How FROST turns browser storage into a timing spy
FROST is an attack, described in a paper from researchers at Graz University of Technology set to appear at DIMVA 2026, that uses only JavaScript in a webpage and the timing of reads from an SSD to infer what sites a user visits or which native apps they open. The entry point is the Origin Private File System (OPFS), a browser storage feature added in 2023 so web apps can keep files on disk without triggering a permission dialog. OPFS gives each origin a sandboxed slice of disk; because that slice is treated as local storage, a page can write large files without user consent.
The attack creates a file larger than the machine's RAM so the page cache cannot hold it and reads keep hitting the SSD. Malicious code reads random 4 kB chunks in a tight loop and times each read with performance.now(). Browsers blunt high-resolution timers by default, but FROST restores the needed resolution by switching on cross-origin isolation inside its own page. When the victim opens a site or starts an app on the same drive, that activity competes for SSD access and measurably shifts the read timings. A neural network trained on those timing traces matches the pattern back to a site or app.
Accuracy, covert channels, and measurable performance
The Graz team reports striking accuracy on macOS. In a closed-world test against the top 50 websites the classifier achieved an F1 score of 88.95%; in an open-world test that added 300 previously unseen sites it held at 86.95%. For ten native, pre‑installed macOS apps the F1 reached 95.83%.
Beyond fingerprinting, the researchers built a covert channel using the same signal that moved data from a cooperating native app into the malicious page through OPFS at 661.63 bit/s on Linux and 719.27 bit/s on macOS. The team notes a native attacker could often be faster, but those bitrates are high for code confined to a browser sandbox.
Platforms, scope and practical limits
The timing channel works on macOS and Linux; however, the fingerprinting numbers reported are macOS results — the paper ran its full classifier on macOS. FROST only reveals activity touching the same disk as its OPFS file. Single‑drive laptops therefore leak broadly; multi‑drive workstations hide activity on separate drives, although app startups that touch the home directory tend to leak anyway.
Browser differences matter: on Chrome and Safari an OPFS origin can grow to roughly 60% of disk space, easily exceeding RAM and forcing reads to the SSD. Firefox caps each origin at a lower size, but an attacker can spread storage across multiple origins to bypass that cap. The technique requires no native code, no browser extension, and no permission prompt; it runs inside the browser sandbox as a remote, zero‑click attack. A weaker variant — where a page convinces a user to select a large file through a file‑picker dialog — still works when writes do not happen silently.

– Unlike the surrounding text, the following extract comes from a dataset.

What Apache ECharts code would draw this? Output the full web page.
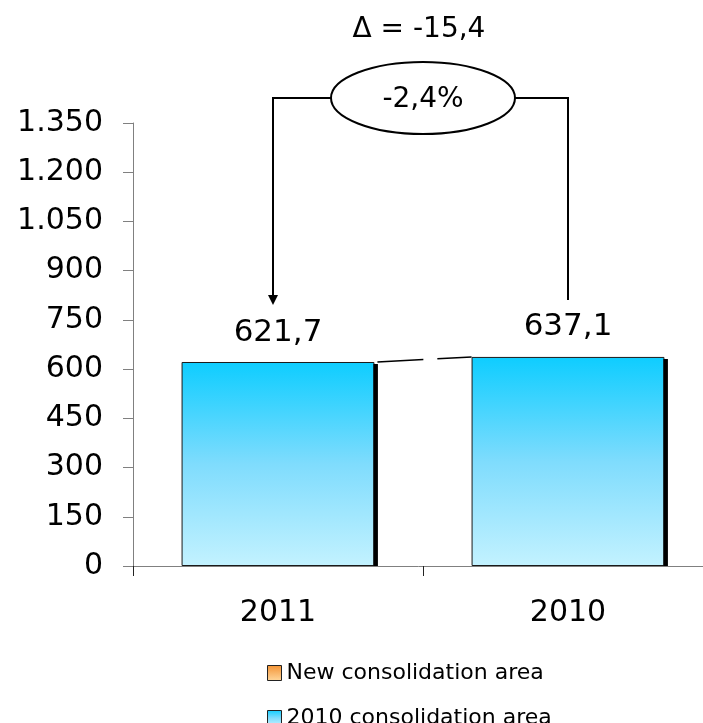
<!DOCTYPE html>
<html>
<head>
<meta charset="utf-8">
<title>Consolidation area comparison</title>
<script src="https://cdn.jsdelivr.net/npm/echarts@6/dist/echarts.min.js"></script>
<style>
  html, body { margin: 0; padding: 0; background: #fff; }
  #chart { width: 703px; height: 723px; }
</style>
</head>
<body>
<div id="chart"></div>
<script>
// Chart data
var categories = ['2011', '2010'];
var area2010 = [621.7, 637.1];     // 2010 consolidation area
var areaNew = [0, 0];              // new consolidation area
var yTicks = { min: 0, max: 1350, interval: 150 };

var FONT = 'DejaVu Sans';
var BAR_RATIO = 0.665;

function fmtDecimal(v) {
  return v.toFixed(1).replace('.', ',');
}
function fmtThousands(v) {
  var s = String(Math.round(v));
  return s.replace(/\B(?=(\d{3})+(?!\d))/g, '.');
}

var delta = area2010[0] - area2010[1];
var deltaPct = delta / area2010[1] * 100;
var deltaText = '\u0394 = ' + fmtDecimal(delta);
var pctText = fmtDecimal(deltaPct) + '%';

var blueFill = new echarts.graphic.LinearGradient(0, 0, 0, 1, [
  { offset: 0, color: '#0ecdff' },
  { offset: 0.5, color: '#7fdcfd' },
  { offset: 1, color: '#c3f2ff' }
]);
var orangeFill = new echarts.graphic.LinearGradient(0, 0, 0, 1, [
  { offset: 0, color: '#f39233' },
  { offset: 1, color: '#ffd79c' }
]);

var legendCommon = {
  orient: 'vertical',
  left: 262,
  itemWidth: 14,
  itemHeight: 15,
  textStyle: { fontFamily: FONT, fontSize: 22, color: '#000', lineHeight: 22 }
};

var chart = echarts.init(document.getElementById('chart'), null, { renderer: 'canvas' });

chart.setOption({
  animation: false,
  backgroundColor: '#ffffff',
  textStyle: { fontFamily: FONT },
  grid: {
    left: 133, right: -10, top: 123, bottom: 157,
    containLabel: false,
    outerBoundsMode: 'none'
  },
  legend: [
    Object.assign({}, legendCommon, {
      top: 657,
      data: [{ name: 'New consolidation area', icon: 'rect', itemStyle: { borderColor: '#222', borderWidth: 1 } }]
    }),
    Object.assign({}, legendCommon, {
      top: 702,
      data: [{ name: '2010 consolidation area', icon: 'rect', itemStyle: { borderColor: '#222', borderWidth: 1 } }]
    })
  ],
  xAxis: {
    type: 'category',
    data: categories,
    axisLine: { show: true, lineStyle: { color: '#808080', width: 1 } },
    axisTick: { show: true, length: 10, alignWithLabel: false, lineStyle: { color: '#222', width: 1 } },
    axisLabel: { fontFamily: FONT, fontSize: 30, color: '#000', margin: 32 },
    splitLine: { show: false }
  },
  yAxis: {
    type: 'value',
    min: yTicks.min,
    max: yTicks.max,
    interval: yTicks.interval,
    axisLine: { show: true, lineStyle: { color: '#808080', width: 1 } },
    axisTick: { show: true, length: 10, lineStyle: { color: '#808080', width: 1 } },
    axisLabel: {
      fontFamily: FONT, fontSize: 30, color: '#000', margin: 30,
      formatter: function (v) { return fmtThousands(v); }
    },
    splitLine: { show: false }
  },
  series: [
    {
      name: '2010 consolidation area',
      type: 'bar',
      stack: 'area',
      barWidth: (BAR_RATIO * 100) + '%',
      data: area2010,
      itemStyle: {
        color: blueFill,
        borderColor: '#1a1a1a',
        borderWidth: 1
      },
      label: {
        show: true,
        position: 'top',
        distance: 14,
        fontFamily: FONT,
        fontSize: 31,
        color: '#000',
        formatter: function (p) { return fmtDecimal(p.value); }
      },
      emphasis: { disabled: true }
    },
    {
      name: 'New consolidation area',
      type: 'bar',
      stack: 'area',
      data: areaNew,
      itemStyle: { color: orangeFill, borderWidth: 0 },
      label: { show: false },
      emphasis: { disabled: true }
    },
    {
      // dark edge along the right side of each bar
      name: 'edge',
      type: 'custom',
      silent: true,
      z: 3,
      data: area2010.map(function (v, i) { return [i, v]; }),
      renderItem: function (params, api) {
        var i = api.value(0);
        var top = api.coord([i, api.value(1)]);
        var base = api.coord([i, 0]);
        var half = api.size([1, 0])[0] * BAR_RATIO / 2;
        return {
          type: 'rect',
          shape: { x: top[0] + half - 1, y: top[1] + 2, width: 4.5, height: base[1] - top[1] - 2 },
          style: { fill: '#000' }
        };
      }
    },
    {
      // bracket annotation: connector between bar tops, arrows, ellipse and delta texts
      name: 'delta',
      type: 'custom',
      silent: true,
      z: 10,
      data: [[0, 0]],
      renderItem: function (params, api) {
        var p1 = api.coord([0, area2010[0]]);
        var p2 = api.coord([1, area2010[1]]);
        var band = api.size([1, 0])[0];
        var half = band * BAR_RATIO / 2;
        var topY = api.coord([0, yTicks.max])[1];
        var yB = topY - 25;
        var xL = p1[0] - 5;
        var xR = p2[0];
        var xM = (p1[0] + p2[0]) / 2;
        var rx = 92, ry = 36;
        var gap = 57;
        var tipY = p1[1] - gap;
        var endY = p2[1] - gap;
        var lineStyle = { stroke: '#000', lineWidth: 2, fill: null };
        return {
          type: 'group',
          children: [
            {
              type: 'line',
              shape: { x1: p1[0] + half + 3, y1: p1[1], x2: p2[0] - half, y2: p2[1] },
              style: { stroke: '#000', lineWidth: 1.5, lineDash: [46, 14] }
            },
            {
              type: 'polyline',
              shape: { points: [[xL, tipY - 8], [xL, yB], [xM - rx, yB]] },
              style: lineStyle
            },
            {
              type: 'polygon',
              shape: { points: [[xL - 5, tipY - 10], [xL + 5, tipY - 10], [xL, tipY]] },
              style: { fill: '#000' }
            },
            {
              type: 'polyline',
              shape: { points: [[xM + rx, yB], [xR, yB], [xR, endY]] },
              style: lineStyle
            },
            {
              type: 'ellipse',
              shape: { cx: xM, cy: yB, rx: rx, ry: ry },
              style: { fill: '#fff', stroke: '#000', lineWidth: 2 }
            },
            {
              type: 'text',
              x: xM,
              y: yB + 2,
              style: {
                text: pctText, fontFamily: FONT, fontSize: 28, fill: '#000',
                align: 'center', verticalAlign: 'middle'
              }
            },
            {
              type: 'text',
              x: xM - 4,
              y: yB - 68,
              style: {
                text: deltaText, fontFamily: FONT, fontSize: 28, fill: '#000',
                align: 'center', verticalAlign: 'middle'
              }
            }
          ]
        };
      }
    }
  ]
});
</script>
</body>
</html>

Vendor responses and possible fixes
The Graz team notified Google, Mozilla, and Apple before publication. The Chromium team does not treat fingerprinting as a security vulnerability. Apple called the issue out of scope but left room for a mitigation later. Mozilla acknowledged the report and has shipped nothing. There is no CVE and no public evidence the technique has been used in the wild.
The practical fixes lie with browser vendors: cap OPFS size so files fit in memory and avoid contention, throttle high‑resolution timers during OPFS use, or require a permission prompt before allowing large OPFS allocations. Each mitigation carries costs in speed or usability, which the researchers say is part of why none has been adopted yet.
What this means for technologists, policymakers, and end users
- Technologists and security teams: Expect a need to reassess browser storage features in threat models. Mitigations such as limiting OPFS allocations or monitoring large, unexplained OPFS files are immediate defensive steps, though browsers do not make OPFS usage easy to observe.
- Policymakers and regulators: The incident frames a structural question about giving web apps near‑native access to hardware without additional controls; the researchers flag that pattern — not just this API — as the long‑term concern.
- End users and administrators: The measurement runs only while the attacker's page is open, so closing the tab ends the leak. Linux systems running profile‑sync‑daemon that keep the browser profile in RAM are incidentally protected against the zero‑click variant because OPFS writes never reach the SSD; the file‑picker variant still works.
The immediate takeaway is straightforward and unsettling: a webpage can now, in realistic conditions, watch for disk contention and report back what else the machine is doing without asking. The core debate is no longer about a single proof‑of‑concept but about whether sandboxed web APIs should be allowed gradual, near‑native reach into hardware — and what tradeoffs vendors are willing to accept between performance, usability, and privacy.